* **AIM OF THE EXERCISE**
Write out again the entries from the first line to the line that includes "import seaborn as sns", keeping both of those lines.

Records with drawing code
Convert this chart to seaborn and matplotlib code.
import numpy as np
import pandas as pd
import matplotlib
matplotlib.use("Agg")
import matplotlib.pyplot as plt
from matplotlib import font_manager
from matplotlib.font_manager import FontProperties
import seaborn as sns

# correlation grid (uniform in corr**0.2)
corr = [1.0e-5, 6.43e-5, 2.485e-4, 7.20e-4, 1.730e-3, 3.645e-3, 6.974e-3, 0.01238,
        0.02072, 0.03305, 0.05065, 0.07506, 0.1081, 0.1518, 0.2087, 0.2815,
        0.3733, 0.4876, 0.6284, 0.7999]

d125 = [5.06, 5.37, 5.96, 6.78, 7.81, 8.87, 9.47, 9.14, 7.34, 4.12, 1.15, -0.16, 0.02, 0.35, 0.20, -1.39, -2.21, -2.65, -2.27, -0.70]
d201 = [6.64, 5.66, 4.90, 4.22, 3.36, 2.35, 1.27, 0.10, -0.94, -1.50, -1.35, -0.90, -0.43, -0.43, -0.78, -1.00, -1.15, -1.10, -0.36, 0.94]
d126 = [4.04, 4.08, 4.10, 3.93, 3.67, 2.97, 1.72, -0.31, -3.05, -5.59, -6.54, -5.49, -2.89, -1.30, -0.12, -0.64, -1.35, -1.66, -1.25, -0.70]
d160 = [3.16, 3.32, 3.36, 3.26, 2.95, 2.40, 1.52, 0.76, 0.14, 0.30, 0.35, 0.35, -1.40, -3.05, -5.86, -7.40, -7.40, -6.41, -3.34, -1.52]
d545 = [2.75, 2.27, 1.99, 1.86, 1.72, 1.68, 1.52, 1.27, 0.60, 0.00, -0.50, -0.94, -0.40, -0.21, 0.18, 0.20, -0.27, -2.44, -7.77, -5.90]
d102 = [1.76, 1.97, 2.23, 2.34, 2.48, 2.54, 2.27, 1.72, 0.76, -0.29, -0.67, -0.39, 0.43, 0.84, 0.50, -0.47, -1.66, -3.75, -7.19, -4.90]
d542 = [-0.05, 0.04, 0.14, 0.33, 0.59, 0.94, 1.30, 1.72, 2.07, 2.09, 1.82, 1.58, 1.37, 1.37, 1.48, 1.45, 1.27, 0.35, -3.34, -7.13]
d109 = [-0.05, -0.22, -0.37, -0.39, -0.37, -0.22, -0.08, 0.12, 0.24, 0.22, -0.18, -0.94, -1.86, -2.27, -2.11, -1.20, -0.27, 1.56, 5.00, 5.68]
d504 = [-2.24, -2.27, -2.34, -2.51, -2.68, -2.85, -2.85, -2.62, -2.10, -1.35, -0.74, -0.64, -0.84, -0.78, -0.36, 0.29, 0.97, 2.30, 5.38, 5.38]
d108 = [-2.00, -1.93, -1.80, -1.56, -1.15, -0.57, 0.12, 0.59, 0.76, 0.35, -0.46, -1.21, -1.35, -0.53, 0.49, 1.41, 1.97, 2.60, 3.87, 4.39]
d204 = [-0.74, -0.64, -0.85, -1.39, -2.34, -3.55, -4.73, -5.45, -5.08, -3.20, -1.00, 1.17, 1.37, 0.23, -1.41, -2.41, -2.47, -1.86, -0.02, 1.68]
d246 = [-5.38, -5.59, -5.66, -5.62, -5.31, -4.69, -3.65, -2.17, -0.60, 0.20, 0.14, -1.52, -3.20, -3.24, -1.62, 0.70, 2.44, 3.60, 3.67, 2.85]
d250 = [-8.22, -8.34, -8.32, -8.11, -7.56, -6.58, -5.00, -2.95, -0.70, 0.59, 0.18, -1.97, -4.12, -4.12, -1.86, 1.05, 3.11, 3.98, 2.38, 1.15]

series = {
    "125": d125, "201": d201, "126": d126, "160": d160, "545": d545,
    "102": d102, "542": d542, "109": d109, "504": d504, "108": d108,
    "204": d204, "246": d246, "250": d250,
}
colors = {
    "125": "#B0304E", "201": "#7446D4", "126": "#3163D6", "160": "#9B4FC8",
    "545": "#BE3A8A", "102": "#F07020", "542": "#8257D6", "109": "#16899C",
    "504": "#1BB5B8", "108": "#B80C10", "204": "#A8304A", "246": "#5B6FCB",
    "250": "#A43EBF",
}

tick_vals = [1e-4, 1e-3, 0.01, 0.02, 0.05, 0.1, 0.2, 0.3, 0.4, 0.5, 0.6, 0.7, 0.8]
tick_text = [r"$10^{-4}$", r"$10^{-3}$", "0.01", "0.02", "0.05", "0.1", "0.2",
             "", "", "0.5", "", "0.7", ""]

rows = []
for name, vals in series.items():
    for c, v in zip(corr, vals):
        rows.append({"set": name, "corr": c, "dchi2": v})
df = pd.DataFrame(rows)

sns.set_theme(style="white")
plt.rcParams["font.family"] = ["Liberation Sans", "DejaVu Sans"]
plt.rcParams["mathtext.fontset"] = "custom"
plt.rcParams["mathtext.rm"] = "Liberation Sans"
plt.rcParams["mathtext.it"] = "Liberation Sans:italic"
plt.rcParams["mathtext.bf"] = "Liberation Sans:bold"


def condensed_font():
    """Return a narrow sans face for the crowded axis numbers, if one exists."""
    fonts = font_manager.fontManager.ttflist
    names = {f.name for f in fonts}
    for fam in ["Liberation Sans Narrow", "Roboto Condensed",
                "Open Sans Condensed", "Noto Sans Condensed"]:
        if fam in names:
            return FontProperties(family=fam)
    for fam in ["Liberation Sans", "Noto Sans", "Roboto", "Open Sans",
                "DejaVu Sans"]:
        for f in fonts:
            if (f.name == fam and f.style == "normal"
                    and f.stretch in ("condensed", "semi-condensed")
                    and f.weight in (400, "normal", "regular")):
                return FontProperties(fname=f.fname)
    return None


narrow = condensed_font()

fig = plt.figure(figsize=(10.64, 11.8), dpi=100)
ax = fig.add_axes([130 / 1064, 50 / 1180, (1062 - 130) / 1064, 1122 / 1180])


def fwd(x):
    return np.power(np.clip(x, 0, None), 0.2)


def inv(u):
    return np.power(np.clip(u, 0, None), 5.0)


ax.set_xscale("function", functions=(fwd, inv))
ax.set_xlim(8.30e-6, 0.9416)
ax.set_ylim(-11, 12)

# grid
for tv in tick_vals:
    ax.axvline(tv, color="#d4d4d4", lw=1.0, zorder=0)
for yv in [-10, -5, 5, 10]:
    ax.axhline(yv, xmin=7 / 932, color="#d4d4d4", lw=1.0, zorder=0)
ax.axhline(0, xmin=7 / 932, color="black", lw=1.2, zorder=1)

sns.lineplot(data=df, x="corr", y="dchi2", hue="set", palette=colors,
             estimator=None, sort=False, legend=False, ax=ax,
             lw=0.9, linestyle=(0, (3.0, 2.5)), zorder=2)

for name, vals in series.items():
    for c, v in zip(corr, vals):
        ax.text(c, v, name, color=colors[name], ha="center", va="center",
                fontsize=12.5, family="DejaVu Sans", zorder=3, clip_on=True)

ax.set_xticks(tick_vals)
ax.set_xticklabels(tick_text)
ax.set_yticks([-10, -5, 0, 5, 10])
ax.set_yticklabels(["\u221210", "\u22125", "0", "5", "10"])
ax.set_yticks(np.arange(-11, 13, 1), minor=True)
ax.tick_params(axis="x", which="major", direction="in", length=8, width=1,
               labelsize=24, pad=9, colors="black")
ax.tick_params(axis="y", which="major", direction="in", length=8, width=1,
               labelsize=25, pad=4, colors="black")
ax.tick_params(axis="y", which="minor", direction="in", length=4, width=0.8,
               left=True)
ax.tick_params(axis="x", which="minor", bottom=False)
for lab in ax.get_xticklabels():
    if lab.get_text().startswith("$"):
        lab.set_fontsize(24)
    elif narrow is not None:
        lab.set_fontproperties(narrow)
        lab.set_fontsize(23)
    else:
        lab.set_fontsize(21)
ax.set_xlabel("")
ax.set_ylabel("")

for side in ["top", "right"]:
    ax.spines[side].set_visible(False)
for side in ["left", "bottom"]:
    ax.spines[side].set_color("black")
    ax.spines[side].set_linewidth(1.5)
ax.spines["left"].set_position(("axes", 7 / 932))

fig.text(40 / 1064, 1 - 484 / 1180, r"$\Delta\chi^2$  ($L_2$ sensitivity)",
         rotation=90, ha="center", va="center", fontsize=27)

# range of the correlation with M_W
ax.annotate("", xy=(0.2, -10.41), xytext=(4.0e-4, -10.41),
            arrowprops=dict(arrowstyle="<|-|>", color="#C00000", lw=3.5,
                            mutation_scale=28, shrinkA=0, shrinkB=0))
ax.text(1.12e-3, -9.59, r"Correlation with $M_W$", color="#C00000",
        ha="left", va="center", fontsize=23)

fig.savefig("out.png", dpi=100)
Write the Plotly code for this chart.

* **REPLY TO THE EXERCISE**
Convert this chart to seaborn and matplotlib code.
import numpy as np
import pandas as pd
import matplotlib
matplotlib.use("Agg")
import matplotlib.pyplot as plt
from matplotlib import font_manager
from matplotlib.font_manager import FontProperties
import seaborn as sns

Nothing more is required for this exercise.